## INFORMATION SUPPLIED
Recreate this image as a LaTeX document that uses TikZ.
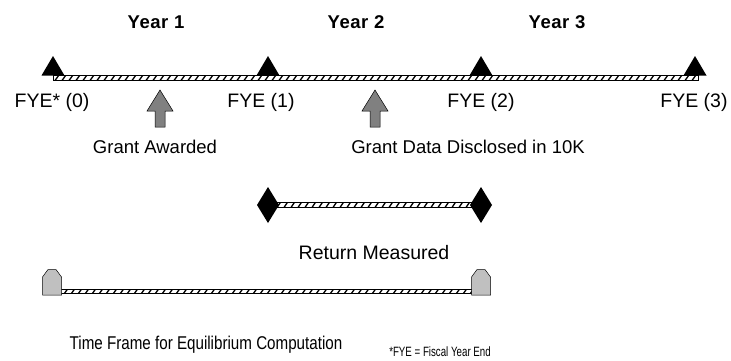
\documentclass[tikz,border=0pt]{standalone}
\usepackage{fontspec}
\setmainfont{Liberation Sans}
\newfontfamily\yearfont[LetterSpace=3]{Liberation Sans}
\newfontfamily\notefont[FakeStretch=0.72]{Liberation Sans}
\newfontfamily\framefont[FakeStretch=0.82]{Liberation Sans}
\definecolor{arrowgray}{HTML}{808080}
\definecolor{capgray}{HTML}{C0C0C0}
\begin{document}
\begin{tikzpicture}[x=1pt,y=-1pt,
  lbl/.style={font=\fontsize{19.5}{22}\selectfont, inner sep=0pt},
  grantlbl/.style={font=\fontsize{18.5}{22}\selectfont, inner sep=0pt},
  framelbl/.style={font=\fontsize{18.5}{22}\selectfont\framefont, inner sep=0pt},
  yearlbl/.style={font=\fontsize{18.5}{22}\selectfont\yearfont\bfseries, inner sep=0pt},
  notelbl/.style={font=\fontsize{13.5}{16}\selectfont\notefont, inner sep=0pt},
  barbox/.style={draw=black, fill=white, line width=0.7pt},
  hatch/.style={line width=1.3pt},
  tri/.style={fill=black},
  upar/.style={draw=black, fill=arrowgray, line width=0.5pt},
  capbox/.style={draw=black, fill=capgray, line width=0.5pt},
]
\useasboundingbox (0,0) rectangle (731,360);

% ---- Year labels
\node[yearlbl] (y1) at (156,22) {Year 1};
\node[yearlbl] (y2) at (356,22) {Year 2};
\node[yearlbl] (y3) at (557,22) {Year 3};

% ---- main bar
\coordinate (m0) at (53,75.5);
\coordinate (m3) at (698,80);
\draw[barbox] (m0) rectangle (m3);
\begin{scope}
  \clip (53,75.5) rectangle (698,80);
  \foreach \x in {55,62,...,700} \draw[hatch] (\x,80.5) -- (\x+4,75);
\end{scope}
\draw[barbox, fill=none] (m0) rectangle (m3);

% triangles
\foreach \x/\n in {53/t0,268/t1,481/t2,695/t3}{
  \coordinate (\n) at (\x,75.5);
  \fill[tri] (\x-11.5,75.5) -- (\x,56) -- (\x+11.5,75.5) -- cycle;
}

% FYE labels
\node[lbl] (f0) at (52,102) {FYE* (0)};
\node[lbl] (f1) at (261,102) {FYE (1)};
\node[lbl] (f2) at (481,102) {FYE (2)};
\node[lbl] (f3) at (694,102) {FYE (3)};

% gray arrows
\foreach \x in {160,375}{
  \draw[upar] (\x,90) -- (\x+13,111) -- (\x+5,111) -- (\x+5,127)
     -- (\x-5,127) -- (\x-5,111) -- (\x-13,111) -- cycle;
}
\node[grantlbl] (ga) at (155,147) {Grant Awarded};
\node[grantlbl] (gd) at (468,147) {Grant Data Disclosed in 10K};

% ---- return measured bar
\draw[barbox] (268,202) rectangle (481,207);
\begin{scope}
  \clip (268,202) rectangle (481,207);
  \foreach \x in {270,277,...,484} \draw[hatch] (\x,207.5) -- (\x+4,201.5);
\end{scope}
\draw[barbox, fill=none] (268,202) rectangle (481,207);
\foreach \x in {268,481}{
  \fill[black] (\x-11,205) -- (\x,187) -- (\x+11,205) -- (\x,223) -- cycle;
}
\node[lbl] (rm) at (374,253) {Return Measured};

% ---- equilibrium bar
\draw[barbox] (52,289) rectangle (481,293.5);
\begin{scope}
  \clip (52,289) rectangle (481,293.5);
  \foreach \x in {64,71,...,484} \draw[hatch] (\x,294) -- (\x+4,288.5);
\end{scope}
\draw[barbox, fill=none] (52,289) rectangle (481,293.5);
\foreach \x in {52,481}{
  \draw[capbox] (\x-9.5,295) -- (\x-9.5,277) -- (\x-4,269.5) -- (\x+4,269.5)
    -- (\x+9.5,277) -- (\x+9.5,295) -- cycle;
}
\node[framelbl] (tf) at (206,345) {Time Frame for Equilibrium Computation};
\node[notelbl] (nt) at (440,352) {*FYE = Fiscal Year End};
\end{tikzpicture}
\end{document}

## INSTRUCTIONS TO FOLLOW
Leave out the pictures and repeat exactly the lines from the start of the material through the line that contains "fill=none] (m0) rectangle (m3);", both included.

## PROBLEM SOLUTION
Recreate this image as a LaTeX document that uses TikZ.
\documentclass[tikz,border=0pt]{standalone}
\usepackage{fontspec}
\setmainfont{Liberation Sans}
\newfontfamily\yearfont[LetterSpace=3]{Liberation Sans}
\newfontfamily\notefont[FakeStretch=0.72]{Liberation Sans}
\newfontfamily\framefont[FakeStretch=0.82]{Liberation Sans}
\definecolor{arrowgray}{HTML}{808080}
\definecolor{capgray}{HTML}{C0C0C0}
\begin{document}
\begin{tikzpicture}[x=1pt,y=-1pt,
  lbl/.style={font=\fontsize{19.5}{22}\selectfont, inner sep=0pt},
  grantlbl/.style={font=\fontsize{18.5}{22}\selectfont, inner sep=0pt},
  framelbl/.style={font=\fontsize{18.5}{22}\selectfont\framefont, inner sep=0pt},
  yearlbl/.style={font=\fontsize{18.5}{22}\selectfont\yearfont\bfseries, inner sep=0pt},
  notelbl/.style={font=\fontsize{13.5}{16}\selectfont\notefont, inner sep=0pt},
  barbox/.style={draw=black, fill=white, line width=0.7pt},
  hatch/.style={line width=1.3pt},
  tri/.style={fill=black},
  upar/.style={draw=black, fill=arrowgray, line width=0.5pt},
  capbox/.style={draw=black, fill=capgray, line width=0.5pt},
]
\useasboundingbox (0,0) rectangle (731,360);

% ---- Year labels
\node[yearlbl] (y1) at (156,22) {Year 1};
\node[yearlbl] (y2) at (356,22) {Year 2};
\node[yearlbl] (y3) at (557,22) {Year 3};

% ---- main bar
\coordinate (m0) at (53,75.5);
\coordinate (m3) at (698,80);
\draw[barbox] (m0) rectangle (m3);
\begin{scope}
  \clip (53,75.5) rectangle (698,80);
  \foreach \x in {55,62,...,700} \draw[hatch] (\x,80.5) -- (\x+4,75);
\end{scope}
\draw[barbox, fill=none] (m0) rectangle (m3);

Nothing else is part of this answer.